What kind of a world are we living in when Brent Scowcroft and Zbigniew Brzezinski are more anti-interventionist than the libertarian Cato Institute?

The more conditions we put on an American withdrawal, the deeper we sink into the Iraqi quagmire. Unconditional and immediate withdrawal of all U.S. troops from Iraq is the only practical course — and the only moral one as well.

Glenn Reynolds Defends Death Squads

Poor Glenn Reynolds, the Insta-expert over at Instapundit. The supposed bias of the MSM (mainstream media, for those not in the know) is sooooo anti-war – or anti-Bush: same thing – and they’re sloppy, too. Because, you see, that story about how the administration is contemplating the creation of death squads, a la Central America in the 1980s, that we’re running today is wrong, wrong, wrong. Newsweek writes:

    Eventually the insurgency was quelled, and many U.S. conservatives consider the policy to have been a success—despite the deaths of innocent civilians and the subsequent Iran-Contra arms-for-hostages scandal.

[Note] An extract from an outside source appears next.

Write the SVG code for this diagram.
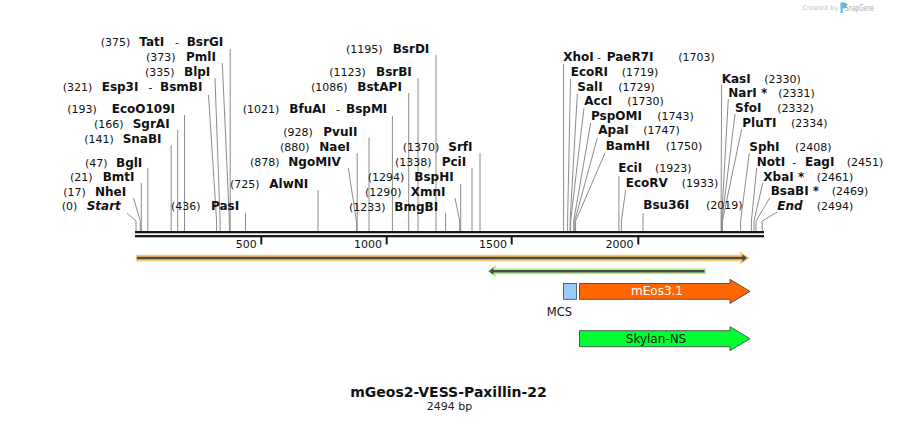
<svg xmlns="http://www.w3.org/2000/svg" width="899" height="423" viewBox="0 0 899 423">
<style>
text{font-family:"DejaVu Sans","Liberation Sans",sans-serif;fill:#111}
.n{font-size:11px}
.b{font-size:12px;font-weight:bold}
.i{font-style:italic}
.h{font-size:11px;font-weight:normal}
.cl polyline{fill:none;stroke:#8c8c8c;stroke-width:1}
.tk{fill:#1a1a1a}
</style>
<rect width="899" height="423" fill="#fff"/>

<!-- watermark -->
<g id="watermark">
<text x="802.5" y="10" style="font-size:6.5px;fill:#c4c4c4">Created by</text>
<path d="M840.5,2.5 h3.5 a3,3 0 0 1 0,6 h-1.2 v4.5 h-2.3 z" fill="#5cbde9"/>
<text x="845" y="10.5" textLength="29" lengthAdjust="spacingAndGlyphs" style="font-size:8.5px;fill:#a8a8a8">SnapGene</text>
</g>

<!-- ruler -->
<g id="ruler">
<rect x="135" y="231" width="629" height="2.3" class="tk"/>
<rect x="135" y="235" width="629" height="2.3" class="tk"/>
<rect x="260.3" y="237" width="2" height="7.5" class="tk"/>
<rect x="385.7" y="237" width="2" height="7.5" class="tk"/>
<rect x="510.7" y="237" width="2" height="7.5" class="tk"/>
<rect x="637.3" y="237" width="2" height="7.5" class="tk"/>
<text class="n" x="256.8" y="247.5" text-anchor="end">500</text>
<text class="n" x="382" y="247.5" text-anchor="end">1000</text>
<text class="n" x="507" y="247.5" text-anchor="end">1500</text>
<text class="n" x="633.5" y="247.5" text-anchor="end">2000</text>
</g>

<!-- connectors -->
<g id="connectors" class="cl">
<polyline points="127,213 136,221 136,231"/>
<polyline points="133.5,198 140.3,221 140.3,231"/>
<polyline points="141.3,183 141.3,231"/>
<polyline points="147.8,168 147.8,231"/>
<polyline points="171.2,145 171.2,231"/>
<polyline points="177.7,130 177.7,231"/>
<polyline points="184.5,115 184.5,231"/>
<polyline points="208.5,95 216.6,221 216.6,231"/>
<polyline points="215,78 220.1,221 220.1,231"/>
<polyline points="222.3,63 229.4,221 229.4,231"/>
<polyline points="230.2,49 230.2,231"/>
<polyline points="245.5,213 245.5,231"/>
<polyline points="318,190 318,231"/>
<polyline points="348.3,168 356.4,221 356.4,231"/>
<polyline points="357.2,153 357.2,231"/>
<polyline points="369,137.5 369,231"/>
<polyline points="392.4,116 392.4,231"/>
<polyline points="408.7,93 408.7,231"/>
<polyline points="418,78 418,231"/>
<polyline points="436,55 436,231"/>
<polyline points="445.6,213 445.6,231"/>
<polyline points="455,198 459.7,221 459.7,231"/>
<polyline points="460.7,184 460.7,231"/>
<polyline points="472,168 472,231"/>
<polyline points="480,153 480,231"/>
<polyline points="563.6,64 563.6,231"/>
<polyline points="570.5,79 567.6,221 567.6,231"/>
<polyline points="577.3,94 570.1,221 570.1,231"/>
<polyline points="584,108 570.6,221 570.6,231"/>
<polyline points="590.7,123 573.7,221 573.7,231"/>
<polyline points="597.3,138 574.7,221 574.7,231"/>
<polyline points="605,153 575.6,221 575.6,231"/>
<polyline points="618.9,176 618.9,231"/>
<polyline points="625.7,190 621.4,221 621.4,231"/>
<polyline points="643,213 643,231"/>
<polyline points="721.6,85 721.1,221 721.1,231"/>
<polyline points="728.3,99 721.5,221 721.5,231"/>
<polyline points="735,114 721.9,221 721.9,231"/>
<polyline points="741.7,129 722.4,221 722.4,231"/>
<polyline points="749.3,153 740.6,221 740.6,231"/>
<polyline points="756.7,168 751.4,221 751.4,231"/>
<polyline points="762.7,183 754,221 754,231"/>
<polyline points="770,197.5 756,221 756,231"/>
<polyline points="777.3,212 762.2,221 762.2,231"/>
</g>

<!-- left labels -->
<g id="site-Start"><text class="n" x="61.7" y="210">(0)</text><text class="b i" x="86.7" y="210">Start</text></g>
<g id="site-NheI"><text class="n" x="63.3" y="195.7">(17)</text><text class="b" x="95" y="195.7">NheI</text></g>
<g id="site-BmtI"><text class="n" x="70" y="180.7">(21)</text><text class="b" x="102.7" y="180.7">BmtI</text></g>
<g id="site-BglI"><text class="n" x="85" y="166.7">(47)</text><text class="b" x="116" y="166.7">BglI</text></g>
<g id="site-SnaBI"><text class="n" x="84.3" y="142.7">(141)</text><text class="b" x="122.7" y="142.7">SnaBI</text></g>
<g id="site-SgrAI"><text class="n" x="94" y="128.3">(166)</text><text class="b" x="132.7" y="128.3">SgrAI</text></g>
<g id="site-EcoO109I"><text class="n" x="67.3" y="113.3">(193)</text><text class="b" x="111.7" y="113.3">EcoO109I</text></g>
<g id="site-Esp3I"><text class="n" x="62.7" y="90.7">(321)</text><text class="b" x="101.7" y="90.7">Esp3I</text><text class="h" x="148.5" y="90.7">-</text><text class="b" x="160" y="90.7">BsmBI</text></g>
<g id="site-BlpI"><text class="n" x="145" y="75.7">(335)</text><text class="b" x="184" y="75.7">BlpI</text></g>
<g id="site-PmlI"><text class="n" x="146" y="60.7">(373)</text><text class="b" x="186" y="60.7">PmlI</text></g>
<g id="site-TatI"><text class="n" x="100.7" y="46">(375)</text><text class="b" x="139.3" y="46">TatI</text><text class="h" x="175" y="46">-</text><text class="b" x="186.7" y="46">BsrGI</text></g>
<g id="site-PasI"><text class="n" x="171" y="210">(436)</text><text class="b" x="211" y="210">PasI</text></g>
<g id="site-AlwNI"><text class="n" x="230" y="188.3">(725)</text><text class="b" x="269.3" y="188.3">AlwNI</text></g>
<g id="site-NgoMIV"><text class="n" x="250" y="166">(878)</text><text class="b" x="288.3" y="166">NgoMIV</text></g>
<g id="site-NaeI"><text class="n" x="280" y="150.7">(880)</text><text class="b" x="319.3" y="150.7">NaeI</text></g>
<g id="site-PvuII"><text class="n" x="283.3" y="136">(928)</text><text class="b" x="323.3" y="136">PvuII</text></g>
<g id="site-BfuAI"><text class="n" x="242.7" y="113.3">(1021)</text><text class="b" x="289.3" y="113.3">BfuAI</text><text class="h" x="336" y="113.3">-</text><text class="b" x="346" y="113.3">BspMI</text></g>
<g id="site-BstAPI"><text class="n" x="311" y="90.7">(1086)</text><text class="b" x="357.3" y="90.7">BstAPI</text></g>
<g id="site-BsrBI"><text class="n" x="329.3" y="75.7">(1123)</text><text class="b" x="376" y="75.7">BsrBI</text></g>
<g id="site-BsrDI"><text class="n" x="346" y="52.7">(1195)</text><text class="b" x="392.7" y="52.7">BsrDI</text></g>
<g id="site-BmgBI"><text class="n" x="349" y="210.7">(1233)</text><text class="b" x="394.3" y="210.7">BmgBI</text></g>
<g id="site-XmnI"><text class="n" x="365" y="195.7">(1290)</text><text class="b" x="410.7" y="195.7">XmnI</text></g>
<g id="site-BspHI"><text class="n" x="367.7" y="180.7">(1294)</text><text class="b" x="414.3" y="180.7">BspHI</text></g>
<g id="site-PciI"><text class="n" x="395" y="166">(1338)</text><text class="b" x="441.7" y="166">PciI</text></g>
<g id="site-SrfI"><text class="n" x="402.7" y="150.7">(1370)</text><text class="b" x="448.3" y="150.7">SrfI</text></g>

<!-- right labels -->
<g id="site-XhoI"><text class="b" x="563.3" y="60.7">XhoI</text><text class="h" x="597" y="60.7">-</text><text class="b" x="606.7" y="60.7">PaeR7I</text><text class="n" x="678.3" y="60.7">(1703)</text></g>
<g id="site-EcoRI"><text class="b" x="570.7" y="75.7">EcoRI</text><text class="n" x="621.7" y="75.7">(1719)</text></g>
<g id="site-SalI"><text class="b" x="577.3" y="90.7">SalI</text><text class="n" x="618.3" y="90.7">(1729)</text></g>
<g id="site-AccI"><text class="b" x="584.3" y="105">AccI</text><text class="n" x="627.3" y="105">(1730)</text></g>
<g id="site-PspOMI"><text class="b" x="591" y="120">PspOMI</text><text class="n" x="657.3" y="120">(1743)</text></g>
<g id="site-ApaI"><text class="b" x="598.3" y="134.3">ApaI</text><text class="n" x="643.3" y="134.3">(1747)</text></g>
<g id="site-BamHI"><text class="b" x="605.7" y="150">BamHI</text><text class="n" x="665.7" y="150">(1750)</text></g>
<g id="site-EciI"><text class="b" x="618.3" y="171.7">EciI</text><text class="n" x="655" y="171.7">(1923)</text></g>
<g id="site-EcoRV"><text class="b" x="625.7" y="187.3">EcoRV</text><text class="n" x="681.7" y="187.3">(1933)</text></g>
<g id="site-Bsu36I"><text class="b" x="643.3" y="209.3">Bsu36I</text><text class="n" x="706" y="209.3">(2019)</text></g>
<g id="site-KasI"><text class="b" x="721.7" y="82.7">KasI</text><text class="n" x="764.3" y="82.7">(2330)</text></g>
<g id="site-NarI"><text class="b" x="728.3" y="97.3">NarI *</text><text class="n" x="778.3" y="97.3">(2331)</text></g>
<g id="site-SfoI"><text class="b" x="735" y="112.3">SfoI</text><text class="n" x="777.3" y="112.3">(2332)</text></g>
<g id="site-PluTI"><text class="b" x="742.3" y="127.3">PluTI</text><text class="n" x="791" y="127.3">(2334)</text></g>
<g id="site-SphI"><text class="b" x="749.3" y="150.7">SphI</text><text class="n" x="795" y="150.7">(2408)</text></g>
<g id="site-NotI"><text class="b" x="756.7" y="165.7">NotI</text><text class="h" x="792.2" y="165.7">-</text><text class="b" x="805" y="165.7">EagI</text><text class="n" x="846.7" y="165.7">(2451)</text></g>
<g id="site-XbaI"><text class="b" x="763.3" y="180.7">XbaI *</text><text class="n" x="816.7" y="180.7">(2461)</text></g>
<g id="site-BsaBI"><text class="b" x="770.7" y="195">BsaBI *</text><text class="n" x="831.7" y="195">(2469)</text></g>
<g id="site-End"><text class="b i" x="777.3" y="210">End</text><text class="n" x="816.7" y="210">(2494)</text></g>

<!-- features -->
<g id="feature-orange">
<line x1="136" y1="258" x2="744" y2="258" stroke="#fcc76f" stroke-width="6.5"/>
<polygon points="740,251.5 749.5,258 740,264.5" fill="#fcc76f"/>
<line x1="137" y1="258" x2="743" y2="258" stroke="#4a4a4a" stroke-width="2.3"/>
<polygon points="742.3,254.2 747,258 742.3,261.8" fill="#4a4a4a"/>
</g>
<g id="feature-green">
<line x1="493" y1="271.3" x2="706" y2="271.3" stroke="#b6f386" stroke-width="6"/>
<polygon points="496,265 487.3,271.3 496,277.6" fill="#b6f386"/>
<line x1="492" y1="271.3" x2="704.5" y2="271.3" stroke="#4a4a4a" stroke-width="2.4"/>
<polygon points="493.5,267.6 489,271.3 493.5,275" fill="#4a4a4a"/>
</g>
<g id="feature-MCS">
<rect x="563.5" y="283.5" width="13" height="15.8" fill="#9ccbfa" stroke="#555" stroke-width="0.9"/>
<text x="559.5" y="316" text-anchor="middle" style="font-size:11.5px">MCS</text>
</g>
<g id="feature-mEos">
<polygon points="579.5,283.5 730,283.5 730,279.3 750,291.4 730,303.5 730,299.3 579.5,299.3" fill="#ff6600" stroke="#4a4a4a" stroke-width="0.9"/>
<text x="657" y="295.3" text-anchor="middle" style="font-size:12px;fill:#fff">mEos3.1</text>
</g>
<g id="feature-Skylan">
<polygon points="579.5,330.7 730,330.7 730,326.7 750,338.7 730,350.7 730,346.7 579.5,346.7" fill="#00ff33" stroke="#4a4a4a" stroke-width="0.9"/>
<text x="656" y="342.5" text-anchor="middle" style="font-size:12px;fill:#111">Skylan-NS</text>
</g>

<!-- title -->
<g id="title">
<text x="448.5" y="396.7" text-anchor="middle" style="font-size:14px;font-weight:bold">mGeos2-VESS-Paxillin-22</text>
<text x="449.5" y="410.3" text-anchor="middle" style="font-size:11px;fill:#222">2494 bp</text>
</g>
</svg>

To which Reynolds responds:

    Er, maybe because the Iran-Contra scandal had to do with overthrowing the Sandinistas in Nicaragua, rather than the guerrilla war in El Salvador? I mean, I know all those people look alike to the folks at Newsweek, but this is either inexcusable sloppiness, or simply a stretch to try to bring in more stuff that might make it look bad.

The MSM, whines Reynolds, is trying to make the torturers in D.C. "look bad." Oh, boo hoo hoo! Thank god we have the fact-checkers in the pro-torture wing of the "blogosphere" to set us straight. Except that Reynolds, as usual, is emitting ignorant bullsh*t to the nth degree. The Nicaragua/El Salvador gang of thugs and torturers, led by Ollie North and funded by a deal with the Iranian mullahs (thanks, Michael Ledeen!), was no respecter of borders, as In These Times points out:

    That policy included backing the contras – a surrogate army dedicated to overthrowing
    the democratically elected Sandinista government of Nicaragua. It also involved funding the military thugocracy of El Salvador and supervising its war against a popular leftist rebellion. In his role as public servant, Abrams found time to cover up the genocidal policies of the Guatemalan government and embrace the government of Honduras while it perpetrated serial human rights abuses through Battalion 3-16, a U.S.-trained ‘intelligence unit’ turned death squad.

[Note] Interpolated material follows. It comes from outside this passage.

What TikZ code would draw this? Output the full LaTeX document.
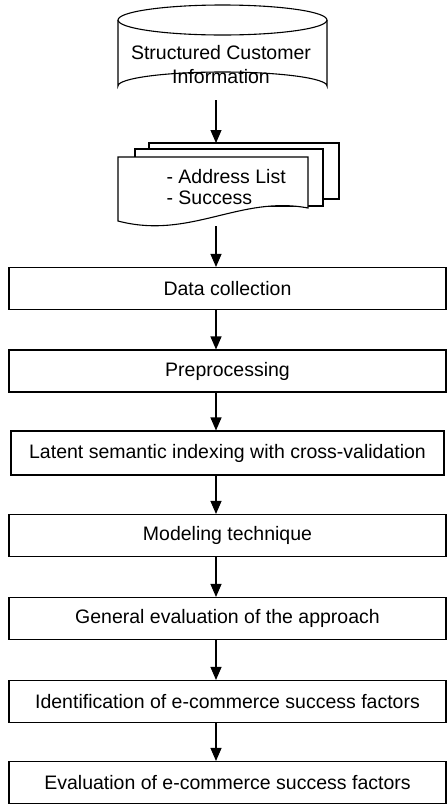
\documentclass[tikz,border=0pt]{standalone}
\usepackage{fontspec}
\setmainfont{Liberation Sans}
\usetikzlibrary{arrows.meta,calc}
\begin{document}
\begin{tikzpicture}[x=1pt,y=-1pt,
  every node/.style={font=\fontsize{19.5}{21}\selectfont},
  stepbox/.style={draw,line width=1.1pt,rectangle,minimum height=42pt,minimum width=437pt,inner sep=0pt},
  flow/.style={line width=1.1pt,-{Triangle[width=11pt,length=13pt]}},
  shp/.style={draw,line width=1.1pt,fill=white}]
\useasboundingbox (0,0) rectangle (447,804);
\coordinate (ax) at (216,0);
% cylinder
\draw[shp] (118,20) -- (118,86) arc[start angle=180,end angle=360,x radius=104.5,y radius=14] -- (327,20);
\draw[shp] (222.5,20) ellipse[x radius=104.5,y radius=15];
\node (cyl) at (221,65) [align=center,font=\fontsize{19.5}{24}\selectfont] {Structured Customer\\Information};
\coordinate (cylb) at (216,100);
% document stack
\draw[shp] (149,143) rectangle (339,199);
\draw[shp] (135,149) rectangle (323,206);
\draw[shp] (118,157) -- (308,157) -- (308,208) .. controls (240,195) and (190,240) .. (118,221) -- cycle;
\coordinate (doct) at (216,143);
\coordinate (docb) at (216,226);
\node (doc) at (163,187) [anchor=west,align=left] {- Address List\\- Success};
% steps
\node[stepbox] (s1) at (227.5,288.5) {Data collection};
\node[stepbox] (s2) at (227.5,371) {Preprocessing};
\node[stepbox,minimum width=433pt,minimum height=44pt] (s3) at (227.5,453) {Latent semantic indexing with cross-validation};
\node[stepbox] (s4) at (227.5,535.5) {Modeling technique};
\node[stepbox] (s5) at (227.5,618.5) {General evaluation of the approach};
\node[stepbox] (s6) at (227.5,701.5) {Identification of e-commerce success factors};
\node[stepbox] (s7) at (227.5,782.5) {Evaluation of e-commerce success factors};
% connectors
\draw[flow] (cylb) -- (doct);
\draw[flow] (docb) -- (s1.north -| ax);
\draw[flow] (s1.south -| ax) -- (s2.north -| ax);
\draw[flow] (s2.south -| ax) -- (s3.north -| ax);
\draw[flow] (s3.south -| ax) -- (s4.north -| ax);
\draw[flow] (s4.south -| ax) -- (s5.north -| ax);
\draw[flow] (s5.south -| ax) -- (s6.north -| ax);
\draw[flow] (s6.south -| ax) -- (s7.north -| ax);
\end{tikzpicture}
\end{document}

And of course the death squads of El Salvador are grateful to the Republicans, who supported them with money and political backing, with the ARENA party – founded by death-squads leader Roberto D’Aubisson – backing the Bushies to the hilt, as PBS points out:

    The relationship between today’s President Bush and El Salvador’s conservative ARENA party government is one of mutual gratitude. Consider it payback.

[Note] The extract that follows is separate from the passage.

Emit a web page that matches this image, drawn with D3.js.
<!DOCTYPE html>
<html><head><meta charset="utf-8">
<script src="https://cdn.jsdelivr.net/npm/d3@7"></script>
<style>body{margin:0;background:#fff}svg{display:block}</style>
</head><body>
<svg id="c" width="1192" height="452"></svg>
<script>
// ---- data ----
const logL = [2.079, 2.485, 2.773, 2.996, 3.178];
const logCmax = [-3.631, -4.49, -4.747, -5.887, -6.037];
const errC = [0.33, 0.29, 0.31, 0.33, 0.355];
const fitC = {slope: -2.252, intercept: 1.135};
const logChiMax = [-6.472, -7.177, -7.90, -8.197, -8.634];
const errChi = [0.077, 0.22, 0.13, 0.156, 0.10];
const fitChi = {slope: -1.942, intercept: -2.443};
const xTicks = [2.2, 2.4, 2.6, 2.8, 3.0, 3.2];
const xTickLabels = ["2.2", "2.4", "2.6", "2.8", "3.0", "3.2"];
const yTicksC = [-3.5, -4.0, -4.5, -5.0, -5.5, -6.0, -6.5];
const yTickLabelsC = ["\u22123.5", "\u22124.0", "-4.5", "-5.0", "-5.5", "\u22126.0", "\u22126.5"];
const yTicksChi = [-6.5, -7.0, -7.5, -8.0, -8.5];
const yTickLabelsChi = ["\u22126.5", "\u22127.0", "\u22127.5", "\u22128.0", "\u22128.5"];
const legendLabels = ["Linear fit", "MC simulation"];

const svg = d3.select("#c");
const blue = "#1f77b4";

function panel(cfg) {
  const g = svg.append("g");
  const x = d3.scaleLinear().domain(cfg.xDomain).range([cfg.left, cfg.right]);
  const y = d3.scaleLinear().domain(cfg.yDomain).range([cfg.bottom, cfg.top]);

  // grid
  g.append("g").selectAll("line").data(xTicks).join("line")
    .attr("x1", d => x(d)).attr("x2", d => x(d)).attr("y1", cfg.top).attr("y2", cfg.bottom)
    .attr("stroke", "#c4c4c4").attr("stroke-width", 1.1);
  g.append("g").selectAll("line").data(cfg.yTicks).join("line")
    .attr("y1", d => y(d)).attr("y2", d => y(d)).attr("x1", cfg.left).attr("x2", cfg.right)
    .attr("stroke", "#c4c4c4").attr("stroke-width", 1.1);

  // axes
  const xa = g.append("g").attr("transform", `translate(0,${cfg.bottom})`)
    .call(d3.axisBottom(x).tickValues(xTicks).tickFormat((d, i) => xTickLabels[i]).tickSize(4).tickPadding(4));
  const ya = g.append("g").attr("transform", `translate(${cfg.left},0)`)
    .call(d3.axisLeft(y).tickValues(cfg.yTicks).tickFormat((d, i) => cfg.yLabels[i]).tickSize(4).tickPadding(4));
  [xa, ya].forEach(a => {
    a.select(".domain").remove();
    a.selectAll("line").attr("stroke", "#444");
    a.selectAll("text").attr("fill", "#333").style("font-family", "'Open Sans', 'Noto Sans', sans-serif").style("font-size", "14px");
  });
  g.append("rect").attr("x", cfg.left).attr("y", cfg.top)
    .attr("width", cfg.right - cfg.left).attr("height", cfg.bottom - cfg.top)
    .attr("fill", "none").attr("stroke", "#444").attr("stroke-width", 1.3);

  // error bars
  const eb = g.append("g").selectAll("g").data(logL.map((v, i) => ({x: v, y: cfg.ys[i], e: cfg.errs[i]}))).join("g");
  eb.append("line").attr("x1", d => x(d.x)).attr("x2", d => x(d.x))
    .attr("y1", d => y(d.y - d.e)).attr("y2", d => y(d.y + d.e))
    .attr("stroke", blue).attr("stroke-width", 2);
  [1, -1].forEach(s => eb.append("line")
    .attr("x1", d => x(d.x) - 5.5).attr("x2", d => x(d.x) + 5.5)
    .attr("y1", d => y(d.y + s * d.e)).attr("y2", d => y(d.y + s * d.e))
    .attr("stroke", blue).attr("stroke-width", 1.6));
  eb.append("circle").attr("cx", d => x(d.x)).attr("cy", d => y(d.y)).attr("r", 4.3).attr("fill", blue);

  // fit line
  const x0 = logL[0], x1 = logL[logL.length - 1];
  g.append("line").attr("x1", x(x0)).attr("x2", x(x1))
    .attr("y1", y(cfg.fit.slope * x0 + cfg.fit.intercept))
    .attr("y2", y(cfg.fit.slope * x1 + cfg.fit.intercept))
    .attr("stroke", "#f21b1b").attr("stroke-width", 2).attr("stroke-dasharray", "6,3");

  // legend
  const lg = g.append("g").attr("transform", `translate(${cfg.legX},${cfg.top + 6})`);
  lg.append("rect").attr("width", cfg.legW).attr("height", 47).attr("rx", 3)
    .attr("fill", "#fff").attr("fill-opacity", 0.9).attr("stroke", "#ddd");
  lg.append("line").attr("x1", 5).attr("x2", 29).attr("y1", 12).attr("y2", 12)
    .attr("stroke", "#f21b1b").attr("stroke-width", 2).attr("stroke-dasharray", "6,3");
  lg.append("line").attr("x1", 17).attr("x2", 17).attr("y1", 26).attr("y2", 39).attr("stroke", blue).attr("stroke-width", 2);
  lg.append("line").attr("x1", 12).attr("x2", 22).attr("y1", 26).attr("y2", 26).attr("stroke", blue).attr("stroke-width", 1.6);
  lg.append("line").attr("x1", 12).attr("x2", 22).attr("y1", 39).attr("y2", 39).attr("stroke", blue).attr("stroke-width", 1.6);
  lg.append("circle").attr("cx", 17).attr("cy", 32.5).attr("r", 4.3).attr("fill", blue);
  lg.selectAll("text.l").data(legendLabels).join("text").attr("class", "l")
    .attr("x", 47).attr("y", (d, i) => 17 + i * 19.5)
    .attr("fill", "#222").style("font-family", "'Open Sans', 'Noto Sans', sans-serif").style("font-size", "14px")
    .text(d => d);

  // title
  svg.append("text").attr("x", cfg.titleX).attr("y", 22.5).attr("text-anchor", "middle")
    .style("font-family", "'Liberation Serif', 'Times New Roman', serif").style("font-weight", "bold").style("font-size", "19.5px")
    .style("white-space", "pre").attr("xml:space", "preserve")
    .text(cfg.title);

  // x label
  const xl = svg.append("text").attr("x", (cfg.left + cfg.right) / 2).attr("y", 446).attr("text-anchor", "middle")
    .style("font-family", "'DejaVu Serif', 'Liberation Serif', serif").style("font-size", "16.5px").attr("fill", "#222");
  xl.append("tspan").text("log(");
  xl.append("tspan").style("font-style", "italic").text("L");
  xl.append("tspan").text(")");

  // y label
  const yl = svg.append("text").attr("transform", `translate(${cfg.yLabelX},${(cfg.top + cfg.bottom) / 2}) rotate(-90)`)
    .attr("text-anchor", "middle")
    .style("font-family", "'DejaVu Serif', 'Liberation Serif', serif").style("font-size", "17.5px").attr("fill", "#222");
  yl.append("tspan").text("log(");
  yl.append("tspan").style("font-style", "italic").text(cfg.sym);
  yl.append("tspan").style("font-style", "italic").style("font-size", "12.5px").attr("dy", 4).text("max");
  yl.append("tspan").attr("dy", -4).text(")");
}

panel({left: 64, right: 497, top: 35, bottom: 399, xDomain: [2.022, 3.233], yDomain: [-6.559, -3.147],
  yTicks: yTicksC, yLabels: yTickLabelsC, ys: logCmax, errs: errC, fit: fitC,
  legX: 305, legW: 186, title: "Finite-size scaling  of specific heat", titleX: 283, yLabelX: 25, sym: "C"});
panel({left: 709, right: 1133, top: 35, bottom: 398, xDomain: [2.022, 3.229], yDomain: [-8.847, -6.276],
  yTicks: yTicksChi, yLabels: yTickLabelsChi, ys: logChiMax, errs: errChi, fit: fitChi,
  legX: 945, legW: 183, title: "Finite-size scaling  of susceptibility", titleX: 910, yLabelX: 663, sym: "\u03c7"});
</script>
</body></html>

The inheritors of the death-squads franchise (Central American division) have a lot of affinity for the Bushies, considering that so many of the latter are veterans of the Iran-Contra scandal: Eliot Abrams is now doing to the Middle East what he did to Central America in the 1980s. Current Bush administration officials Richard Armitage, John Poindexter, Roger Noriega, and Otto Reich are all alumni of Death Squad U. Having perfected their course materials, they are teaching Iraqis – and American soldiers – the basics of "counter-insurgency" techniques, updated for the post-9/11 era.

Obviously, the anti-insurgent operation run by Col. North against the Sandinistas was intimately connected to a similar covert-action program being run in El Salvador. As one report has it:

    Some investigators, however, have concluded that North probably used the Iran arms-sales profits to finance a secret weapons airlift from a U.S.-controlled air base in El Salvador to contra fighters in Nicaragua.

Leave it to some shyster lawyer out in the boondocks to try to spin the horrific slaughter of Central American peasants during the 1980s as No Big Deal: "This is either inexcusable sloppiness," scolds "The Professor," "or simply a stretch to try to bring in more stuff that might make it look bad."

It looks bad, Glenn old boy, because it is bad, so go back to hectoring your students on the finer points of ambulance-chasing and ask yourself this: why do you approve of death squads, whether they be in El Salvador and Nicaragua in the 1980s, or in "liberated" Iraq?